=== EXERCISE ===
Copy out the line that contains "What TikZ code", the line that contains "(cal2) at (611.5,462)", and every line between them, exactly, and nothing else.

=== ENTRIES ===
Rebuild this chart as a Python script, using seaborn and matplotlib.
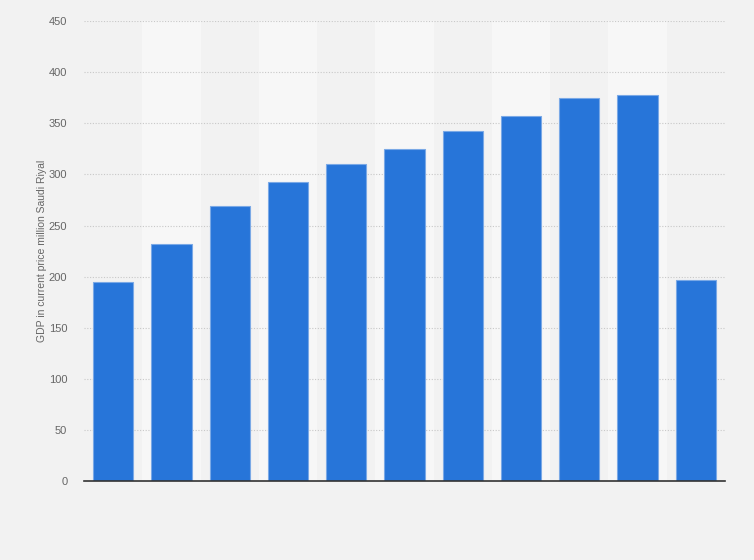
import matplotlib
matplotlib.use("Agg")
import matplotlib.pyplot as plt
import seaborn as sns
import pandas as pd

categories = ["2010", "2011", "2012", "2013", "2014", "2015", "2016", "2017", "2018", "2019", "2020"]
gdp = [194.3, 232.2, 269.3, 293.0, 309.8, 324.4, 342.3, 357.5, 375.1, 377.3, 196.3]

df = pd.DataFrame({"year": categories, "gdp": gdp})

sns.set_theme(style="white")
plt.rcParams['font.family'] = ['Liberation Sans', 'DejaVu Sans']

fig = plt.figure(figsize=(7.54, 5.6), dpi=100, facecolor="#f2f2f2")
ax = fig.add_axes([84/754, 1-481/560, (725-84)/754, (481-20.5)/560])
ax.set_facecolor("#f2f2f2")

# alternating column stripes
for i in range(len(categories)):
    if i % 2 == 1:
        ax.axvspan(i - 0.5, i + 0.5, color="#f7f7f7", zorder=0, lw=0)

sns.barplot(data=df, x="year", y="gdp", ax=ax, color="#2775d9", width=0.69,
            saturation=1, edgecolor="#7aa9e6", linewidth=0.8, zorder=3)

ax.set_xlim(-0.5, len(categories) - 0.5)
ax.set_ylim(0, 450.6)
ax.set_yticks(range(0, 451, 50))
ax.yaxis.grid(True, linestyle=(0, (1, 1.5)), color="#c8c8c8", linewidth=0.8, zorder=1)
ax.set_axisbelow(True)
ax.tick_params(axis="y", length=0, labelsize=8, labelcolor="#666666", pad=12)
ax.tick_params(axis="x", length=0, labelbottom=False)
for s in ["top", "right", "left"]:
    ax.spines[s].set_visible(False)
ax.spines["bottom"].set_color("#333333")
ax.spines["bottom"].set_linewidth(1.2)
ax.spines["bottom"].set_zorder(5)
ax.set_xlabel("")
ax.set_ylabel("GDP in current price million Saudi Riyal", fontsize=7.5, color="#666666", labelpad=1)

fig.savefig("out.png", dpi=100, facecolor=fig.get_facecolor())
...
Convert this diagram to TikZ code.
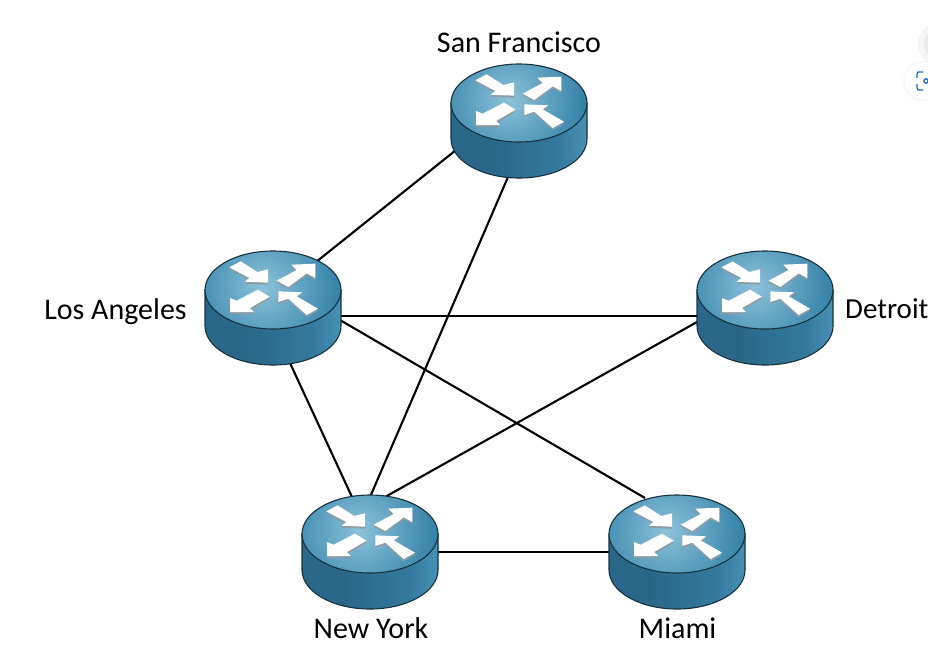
---
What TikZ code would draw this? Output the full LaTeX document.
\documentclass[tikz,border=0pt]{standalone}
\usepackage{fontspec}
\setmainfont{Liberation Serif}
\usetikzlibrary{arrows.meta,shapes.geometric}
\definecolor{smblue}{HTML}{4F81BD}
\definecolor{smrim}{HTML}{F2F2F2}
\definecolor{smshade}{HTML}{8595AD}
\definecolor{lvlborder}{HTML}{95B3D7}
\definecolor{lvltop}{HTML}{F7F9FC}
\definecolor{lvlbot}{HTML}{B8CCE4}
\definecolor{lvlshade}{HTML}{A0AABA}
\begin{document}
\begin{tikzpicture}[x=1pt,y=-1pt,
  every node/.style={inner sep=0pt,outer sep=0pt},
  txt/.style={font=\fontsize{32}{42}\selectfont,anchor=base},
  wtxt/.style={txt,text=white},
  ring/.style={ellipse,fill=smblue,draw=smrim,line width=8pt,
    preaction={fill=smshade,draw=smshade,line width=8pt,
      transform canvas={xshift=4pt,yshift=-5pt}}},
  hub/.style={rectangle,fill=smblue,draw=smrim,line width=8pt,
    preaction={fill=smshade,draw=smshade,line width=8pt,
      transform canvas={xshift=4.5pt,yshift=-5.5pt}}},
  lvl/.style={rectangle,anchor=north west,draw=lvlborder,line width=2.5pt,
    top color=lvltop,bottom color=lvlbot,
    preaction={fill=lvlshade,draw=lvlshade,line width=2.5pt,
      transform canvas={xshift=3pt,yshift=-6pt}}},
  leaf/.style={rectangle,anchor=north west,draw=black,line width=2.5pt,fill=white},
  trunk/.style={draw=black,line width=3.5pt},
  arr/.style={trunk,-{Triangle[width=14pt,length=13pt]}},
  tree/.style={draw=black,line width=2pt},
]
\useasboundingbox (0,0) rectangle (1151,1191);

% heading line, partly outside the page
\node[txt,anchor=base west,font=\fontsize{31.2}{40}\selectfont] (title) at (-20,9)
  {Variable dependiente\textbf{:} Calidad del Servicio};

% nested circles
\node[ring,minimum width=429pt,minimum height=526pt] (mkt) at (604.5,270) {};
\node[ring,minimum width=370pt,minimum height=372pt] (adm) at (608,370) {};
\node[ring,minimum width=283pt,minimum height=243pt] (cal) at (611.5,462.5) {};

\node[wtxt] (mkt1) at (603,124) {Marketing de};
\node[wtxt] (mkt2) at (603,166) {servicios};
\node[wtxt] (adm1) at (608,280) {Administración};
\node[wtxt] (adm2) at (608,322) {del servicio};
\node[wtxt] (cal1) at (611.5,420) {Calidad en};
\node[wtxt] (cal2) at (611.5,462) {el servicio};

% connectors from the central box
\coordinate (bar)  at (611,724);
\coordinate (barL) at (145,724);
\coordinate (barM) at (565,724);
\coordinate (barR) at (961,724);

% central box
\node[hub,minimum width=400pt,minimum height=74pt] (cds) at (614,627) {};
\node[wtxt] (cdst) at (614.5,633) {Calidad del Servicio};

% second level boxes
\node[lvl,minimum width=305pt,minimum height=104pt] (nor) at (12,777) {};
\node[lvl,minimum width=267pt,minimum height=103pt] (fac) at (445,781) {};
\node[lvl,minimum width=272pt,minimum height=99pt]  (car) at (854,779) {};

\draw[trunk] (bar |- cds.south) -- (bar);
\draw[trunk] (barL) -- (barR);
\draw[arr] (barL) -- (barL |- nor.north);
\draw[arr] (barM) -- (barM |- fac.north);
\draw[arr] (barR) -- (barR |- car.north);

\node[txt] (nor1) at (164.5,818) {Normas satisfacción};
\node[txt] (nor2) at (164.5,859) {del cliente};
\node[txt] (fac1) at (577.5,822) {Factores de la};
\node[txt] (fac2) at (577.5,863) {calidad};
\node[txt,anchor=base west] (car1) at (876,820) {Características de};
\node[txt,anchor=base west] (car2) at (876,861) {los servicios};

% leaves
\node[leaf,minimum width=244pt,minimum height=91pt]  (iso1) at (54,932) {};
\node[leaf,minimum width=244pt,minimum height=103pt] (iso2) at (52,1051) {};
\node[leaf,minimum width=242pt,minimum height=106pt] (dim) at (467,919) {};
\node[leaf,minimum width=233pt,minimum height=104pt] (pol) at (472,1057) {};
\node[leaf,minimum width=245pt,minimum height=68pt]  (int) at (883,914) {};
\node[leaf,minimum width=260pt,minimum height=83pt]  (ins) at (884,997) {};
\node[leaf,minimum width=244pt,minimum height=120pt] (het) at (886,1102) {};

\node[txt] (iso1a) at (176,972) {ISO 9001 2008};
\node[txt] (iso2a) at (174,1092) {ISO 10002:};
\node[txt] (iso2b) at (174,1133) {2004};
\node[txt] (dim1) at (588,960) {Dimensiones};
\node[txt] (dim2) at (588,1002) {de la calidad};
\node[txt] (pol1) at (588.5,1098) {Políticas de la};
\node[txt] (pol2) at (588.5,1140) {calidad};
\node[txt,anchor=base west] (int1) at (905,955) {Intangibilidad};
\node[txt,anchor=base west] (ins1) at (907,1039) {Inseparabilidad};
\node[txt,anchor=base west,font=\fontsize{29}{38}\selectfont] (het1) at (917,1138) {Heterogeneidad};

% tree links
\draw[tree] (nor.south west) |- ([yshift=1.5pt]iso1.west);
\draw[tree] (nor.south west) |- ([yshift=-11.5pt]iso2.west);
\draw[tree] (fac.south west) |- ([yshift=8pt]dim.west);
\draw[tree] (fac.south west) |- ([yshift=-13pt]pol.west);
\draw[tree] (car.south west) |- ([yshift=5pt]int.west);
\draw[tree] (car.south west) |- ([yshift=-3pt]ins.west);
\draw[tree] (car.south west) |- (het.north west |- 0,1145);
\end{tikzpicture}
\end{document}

=== RESULT OF THE TASK ===
What TikZ code would draw this? Output the full LaTeX document.
\documentclass[tikz,border=0pt]{standalone}
\usepackage{fontspec}
\setmainfont{Liberation Serif}
\usetikzlibrary{arrows.meta,shapes.geometric}
\definecolor{smblue}{HTML}{4F81BD}
\definecolor{smrim}{HTML}{F2F2F2}
\definecolor{smshade}{HTML}{8595AD}
\definecolor{lvlborder}{HTML}{95B3D7}
\definecolor{lvltop}{HTML}{F7F9FC}
\definecolor{lvlbot}{HTML}{B8CCE4}
\definecolor{lvlshade}{HTML}{A0AABA}
\begin{document}
\begin{tikzpicture}[x=1pt,y=-1pt,
  every node/.style={inner sep=0pt,outer sep=0pt},
  txt/.style={font=\fontsize{32}{42}\selectfont,anchor=base},
  wtxt/.style={txt,text=white},
  ring/.style={ellipse,fill=smblue,draw=smrim,line width=8pt,
    preaction={fill=smshade,draw=smshade,line width=8pt,
      transform canvas={xshift=4pt,yshift=-5pt}}},
  hub/.style={rectangle,fill=smblue,draw=smrim,line width=8pt,
    preaction={fill=smshade,draw=smshade,line width=8pt,
      transform canvas={xshift=4.5pt,yshift=-5.5pt}}},
  lvl/.style={rectangle,anchor=north west,draw=lvlborder,line width=2.5pt,
    top color=lvltop,bottom color=lvlbot,
    preaction={fill=lvlshade,draw=lvlshade,line width=2.5pt,
      transform canvas={xshift=3pt,yshift=-6pt}}},
  leaf/.style={rectangle,anchor=north west,draw=black,line width=2.5pt,fill=white},
  trunk/.style={draw=black,line width=3.5pt},
  arr/.style={trunk,-{Triangle[width=14pt,length=13pt]}},
  tree/.style={draw=black,line width=2pt},
]
\useasboundingbox (0,0) rectangle (1151,1191);

% heading line, partly outside the page
\node[txt,anchor=base west,font=\fontsize{31.2}{40}\selectfont] (title) at (-20,9)
  {Variable dependiente\textbf{:} Calidad del Servicio};

% nested circles
\node[ring,minimum width=429pt,minimum height=526pt] (mkt) at (604.5,270) {};
\node[ring,minimum width=370pt,minimum height=372pt] (adm) at (608,370) {};
\node[ring,minimum width=283pt,minimum height=243pt] (cal) at (611.5,462.5) {};

\node[wtxt] (mkt1) at (603,124) {Marketing de};
\node[wtxt] (mkt2) at (603,166) {servicios};
\node[wtxt] (adm1) at (608,280) {Administración};
\node[wtxt] (adm2) at (608,322) {del servicio};
\node[wtxt] (cal1) at (611.5,420) {Calidad en};
\node[wtxt] (cal2) at (611.5,462) {el servicio};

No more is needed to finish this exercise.